◆ Data provided ◆
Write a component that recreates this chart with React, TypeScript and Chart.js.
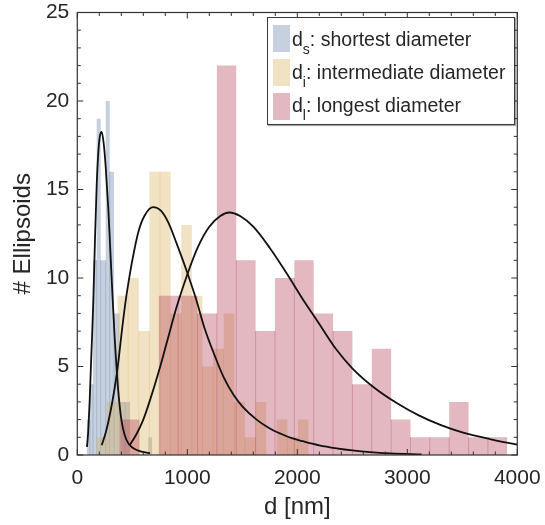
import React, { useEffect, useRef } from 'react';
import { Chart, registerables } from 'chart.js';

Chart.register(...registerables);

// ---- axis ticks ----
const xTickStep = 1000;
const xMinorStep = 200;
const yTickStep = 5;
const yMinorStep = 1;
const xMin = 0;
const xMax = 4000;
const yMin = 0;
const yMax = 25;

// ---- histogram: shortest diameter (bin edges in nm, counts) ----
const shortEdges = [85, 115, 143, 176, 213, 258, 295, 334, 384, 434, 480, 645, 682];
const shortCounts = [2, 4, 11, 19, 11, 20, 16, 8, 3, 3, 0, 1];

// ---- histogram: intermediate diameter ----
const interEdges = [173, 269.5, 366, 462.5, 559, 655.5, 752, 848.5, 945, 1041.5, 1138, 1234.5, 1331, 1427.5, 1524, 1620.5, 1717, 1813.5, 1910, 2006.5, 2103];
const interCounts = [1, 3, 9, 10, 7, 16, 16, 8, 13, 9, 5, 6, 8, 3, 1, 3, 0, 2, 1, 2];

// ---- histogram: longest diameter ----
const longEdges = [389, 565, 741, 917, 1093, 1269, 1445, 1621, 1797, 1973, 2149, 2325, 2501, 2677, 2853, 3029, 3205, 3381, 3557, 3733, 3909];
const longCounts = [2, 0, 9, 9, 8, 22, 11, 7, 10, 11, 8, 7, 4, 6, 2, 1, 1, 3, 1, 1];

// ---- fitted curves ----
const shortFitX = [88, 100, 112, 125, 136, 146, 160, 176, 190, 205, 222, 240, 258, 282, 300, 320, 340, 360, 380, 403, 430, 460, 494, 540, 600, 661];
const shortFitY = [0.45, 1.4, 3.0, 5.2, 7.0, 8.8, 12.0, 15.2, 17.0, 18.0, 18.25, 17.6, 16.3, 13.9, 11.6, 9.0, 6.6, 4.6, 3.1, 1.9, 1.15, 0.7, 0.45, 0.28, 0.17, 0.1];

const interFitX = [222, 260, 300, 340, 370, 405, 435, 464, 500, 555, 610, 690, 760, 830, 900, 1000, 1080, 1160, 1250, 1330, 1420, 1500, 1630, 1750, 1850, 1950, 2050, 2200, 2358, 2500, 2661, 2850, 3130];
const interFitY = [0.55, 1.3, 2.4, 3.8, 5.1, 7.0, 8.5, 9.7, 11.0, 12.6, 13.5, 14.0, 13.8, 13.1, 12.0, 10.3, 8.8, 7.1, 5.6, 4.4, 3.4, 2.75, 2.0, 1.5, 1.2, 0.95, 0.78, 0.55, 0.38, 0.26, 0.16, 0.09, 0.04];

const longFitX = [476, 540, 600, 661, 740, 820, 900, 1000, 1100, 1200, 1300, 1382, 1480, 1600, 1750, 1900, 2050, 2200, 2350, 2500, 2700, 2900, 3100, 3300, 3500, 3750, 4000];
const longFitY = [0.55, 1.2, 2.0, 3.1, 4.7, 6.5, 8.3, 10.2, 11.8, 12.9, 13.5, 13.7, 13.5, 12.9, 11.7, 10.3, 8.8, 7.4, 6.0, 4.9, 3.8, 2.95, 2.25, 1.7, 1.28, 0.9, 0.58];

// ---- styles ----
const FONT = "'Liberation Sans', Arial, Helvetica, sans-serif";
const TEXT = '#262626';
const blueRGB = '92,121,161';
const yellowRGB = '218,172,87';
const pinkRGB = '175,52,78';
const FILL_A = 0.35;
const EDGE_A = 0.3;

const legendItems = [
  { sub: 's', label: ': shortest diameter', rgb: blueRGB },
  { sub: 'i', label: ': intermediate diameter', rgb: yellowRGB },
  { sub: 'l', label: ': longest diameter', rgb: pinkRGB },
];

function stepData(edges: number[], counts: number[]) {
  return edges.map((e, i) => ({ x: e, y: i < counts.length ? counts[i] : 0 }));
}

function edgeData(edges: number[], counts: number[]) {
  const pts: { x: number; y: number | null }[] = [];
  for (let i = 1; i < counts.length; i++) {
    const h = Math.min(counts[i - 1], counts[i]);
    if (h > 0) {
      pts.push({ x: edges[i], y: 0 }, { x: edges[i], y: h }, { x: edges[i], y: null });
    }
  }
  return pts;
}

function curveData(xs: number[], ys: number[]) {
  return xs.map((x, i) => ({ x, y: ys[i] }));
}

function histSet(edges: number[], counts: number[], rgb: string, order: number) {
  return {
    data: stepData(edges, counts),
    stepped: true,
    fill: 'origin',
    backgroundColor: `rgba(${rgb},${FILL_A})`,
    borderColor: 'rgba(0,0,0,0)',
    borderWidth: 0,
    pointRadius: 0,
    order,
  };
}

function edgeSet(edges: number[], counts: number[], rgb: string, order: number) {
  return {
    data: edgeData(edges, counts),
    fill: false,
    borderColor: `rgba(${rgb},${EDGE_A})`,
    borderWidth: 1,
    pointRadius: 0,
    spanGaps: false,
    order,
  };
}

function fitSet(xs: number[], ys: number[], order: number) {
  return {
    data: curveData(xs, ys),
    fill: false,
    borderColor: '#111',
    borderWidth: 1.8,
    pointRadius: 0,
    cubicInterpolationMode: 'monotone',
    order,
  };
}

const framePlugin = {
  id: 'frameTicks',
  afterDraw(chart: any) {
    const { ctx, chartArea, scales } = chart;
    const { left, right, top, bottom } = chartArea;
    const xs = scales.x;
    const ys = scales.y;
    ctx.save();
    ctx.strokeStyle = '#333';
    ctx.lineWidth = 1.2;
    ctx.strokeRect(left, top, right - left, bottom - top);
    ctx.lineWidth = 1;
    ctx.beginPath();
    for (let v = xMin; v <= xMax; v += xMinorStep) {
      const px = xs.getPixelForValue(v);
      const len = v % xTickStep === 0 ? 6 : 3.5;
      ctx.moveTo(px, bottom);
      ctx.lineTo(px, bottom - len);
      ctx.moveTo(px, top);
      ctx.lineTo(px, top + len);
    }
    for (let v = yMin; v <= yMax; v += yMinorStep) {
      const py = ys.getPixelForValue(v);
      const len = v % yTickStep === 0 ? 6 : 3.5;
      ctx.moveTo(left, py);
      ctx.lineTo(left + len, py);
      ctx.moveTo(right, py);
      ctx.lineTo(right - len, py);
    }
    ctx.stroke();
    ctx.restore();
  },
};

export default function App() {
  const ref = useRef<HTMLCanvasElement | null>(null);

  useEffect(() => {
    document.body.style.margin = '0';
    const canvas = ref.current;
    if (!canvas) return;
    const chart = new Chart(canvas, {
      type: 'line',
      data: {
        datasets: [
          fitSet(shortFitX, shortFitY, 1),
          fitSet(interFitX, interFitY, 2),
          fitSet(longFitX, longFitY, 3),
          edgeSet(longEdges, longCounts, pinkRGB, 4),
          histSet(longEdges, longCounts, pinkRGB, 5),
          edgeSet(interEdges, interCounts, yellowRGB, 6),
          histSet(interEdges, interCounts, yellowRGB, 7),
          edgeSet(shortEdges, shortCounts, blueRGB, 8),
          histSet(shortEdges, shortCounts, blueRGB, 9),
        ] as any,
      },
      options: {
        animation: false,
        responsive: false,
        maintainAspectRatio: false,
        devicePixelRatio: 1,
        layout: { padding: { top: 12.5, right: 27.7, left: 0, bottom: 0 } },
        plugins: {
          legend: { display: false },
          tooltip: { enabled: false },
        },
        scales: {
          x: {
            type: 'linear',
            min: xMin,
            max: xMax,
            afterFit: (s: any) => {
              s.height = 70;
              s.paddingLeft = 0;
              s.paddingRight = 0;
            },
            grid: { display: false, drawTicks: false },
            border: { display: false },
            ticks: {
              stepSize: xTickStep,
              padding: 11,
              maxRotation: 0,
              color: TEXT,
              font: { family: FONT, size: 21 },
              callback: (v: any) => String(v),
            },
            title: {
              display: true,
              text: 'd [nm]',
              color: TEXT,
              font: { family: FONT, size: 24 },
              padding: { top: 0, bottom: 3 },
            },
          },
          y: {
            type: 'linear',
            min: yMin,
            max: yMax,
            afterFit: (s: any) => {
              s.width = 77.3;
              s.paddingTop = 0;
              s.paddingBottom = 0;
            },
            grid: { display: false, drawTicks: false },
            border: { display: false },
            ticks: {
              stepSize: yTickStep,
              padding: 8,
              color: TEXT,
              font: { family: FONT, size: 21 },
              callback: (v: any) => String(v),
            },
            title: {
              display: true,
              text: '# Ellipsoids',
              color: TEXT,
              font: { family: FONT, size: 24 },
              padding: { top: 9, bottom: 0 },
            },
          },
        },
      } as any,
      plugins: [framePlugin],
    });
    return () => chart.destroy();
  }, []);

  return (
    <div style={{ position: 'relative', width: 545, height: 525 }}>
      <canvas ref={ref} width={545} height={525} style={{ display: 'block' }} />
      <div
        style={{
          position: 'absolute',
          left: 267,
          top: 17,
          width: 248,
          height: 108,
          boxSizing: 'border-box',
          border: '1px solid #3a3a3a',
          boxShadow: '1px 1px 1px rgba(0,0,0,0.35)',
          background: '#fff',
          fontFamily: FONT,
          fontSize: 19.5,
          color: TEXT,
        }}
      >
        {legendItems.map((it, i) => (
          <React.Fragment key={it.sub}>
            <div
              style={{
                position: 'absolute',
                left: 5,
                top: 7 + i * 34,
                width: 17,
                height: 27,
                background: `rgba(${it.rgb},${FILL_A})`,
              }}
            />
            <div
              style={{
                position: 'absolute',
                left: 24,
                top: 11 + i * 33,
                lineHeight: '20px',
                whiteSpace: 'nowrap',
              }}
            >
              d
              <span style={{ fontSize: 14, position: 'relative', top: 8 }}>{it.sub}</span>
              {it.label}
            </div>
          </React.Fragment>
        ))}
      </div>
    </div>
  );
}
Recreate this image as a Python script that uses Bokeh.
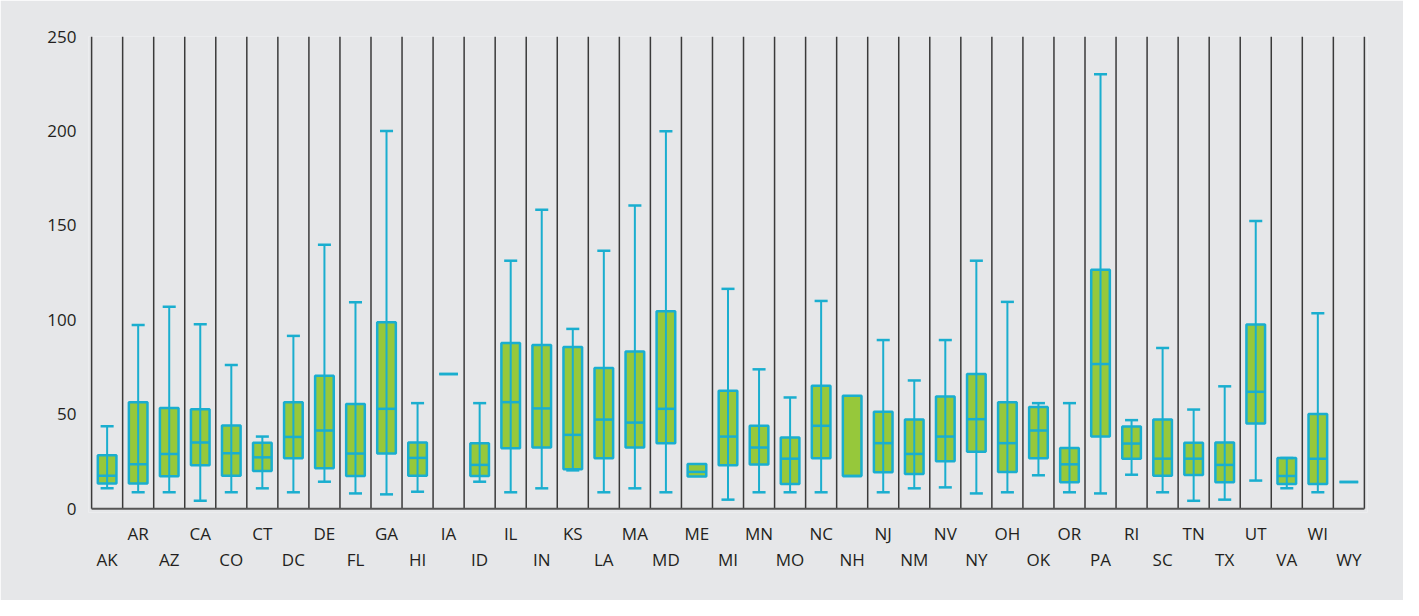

◆ What the task requires ◆
Repeat the records above exactly, from the first line through the line containing "0.28, 0.17, 0.1];", and leave out the pictures.

◆ The response ◆
Write a component that recreates this chart with React, TypeScript and Chart.js.
import React, { useEffect, useRef } from 'react';
import { Chart, registerables } from 'chart.js';

Chart.register(...registerables);

// ---- axis ticks ----
const xTickStep = 1000;
const xMinorStep = 200;
const yTickStep = 5;
const yMinorStep = 1;
const xMin = 0;
const xMax = 4000;
const yMin = 0;
const yMax = 25;

// ---- histogram: shortest diameter (bin edges in nm, counts) ----
const shortEdges = [85, 115, 143, 176, 213, 258, 295, 334, 384, 434, 480, 645, 682];
const shortCounts = [2, 4, 11, 19, 11, 20, 16, 8, 3, 3, 0, 1];

// ---- histogram: intermediate diameter ----
const interEdges = [173, 269.5, 366, 462.5, 559, 655.5, 752, 848.5, 945, 1041.5, 1138, 1234.5, 1331, 1427.5, 1524, 1620.5, 1717, 1813.5, 1910, 2006.5, 2103];
const interCounts = [1, 3, 9, 10, 7, 16, 16, 8, 13, 9, 5, 6, 8, 3, 1, 3, 0, 2, 1, 2];

// ---- histogram: longest diameter ----
const longEdges = [389, 565, 741, 917, 1093, 1269, 1445, 1621, 1797, 1973, 2149, 2325, 2501, 2677, 2853, 3029, 3205, 3381, 3557, 3733, 3909];
const longCounts = [2, 0, 9, 9, 8, 22, 11, 7, 10, 11, 8, 7, 4, 6, 2, 1, 1, 3, 1, 1];

// ---- fitted curves ----
const shortFitX = [88, 100, 112, 125, 136, 146, 160, 176, 190, 205, 222, 240, 258, 282, 300, 320, 340, 360, 380, 403, 430, 460, 494, 540, 600, 661];
const shortFitY = [0.45, 1.4, 3.0, 5.2, 7.0, 8.8, 12.0, 15.2, 17.0, 18.0, 18.25, 17.6, 16.3, 13.9, 11.6, 9.0, 6.6, 4.6, 3.1, 1.9, 1.15, 0.7, 0.45, 0.28, 0.17, 0.1];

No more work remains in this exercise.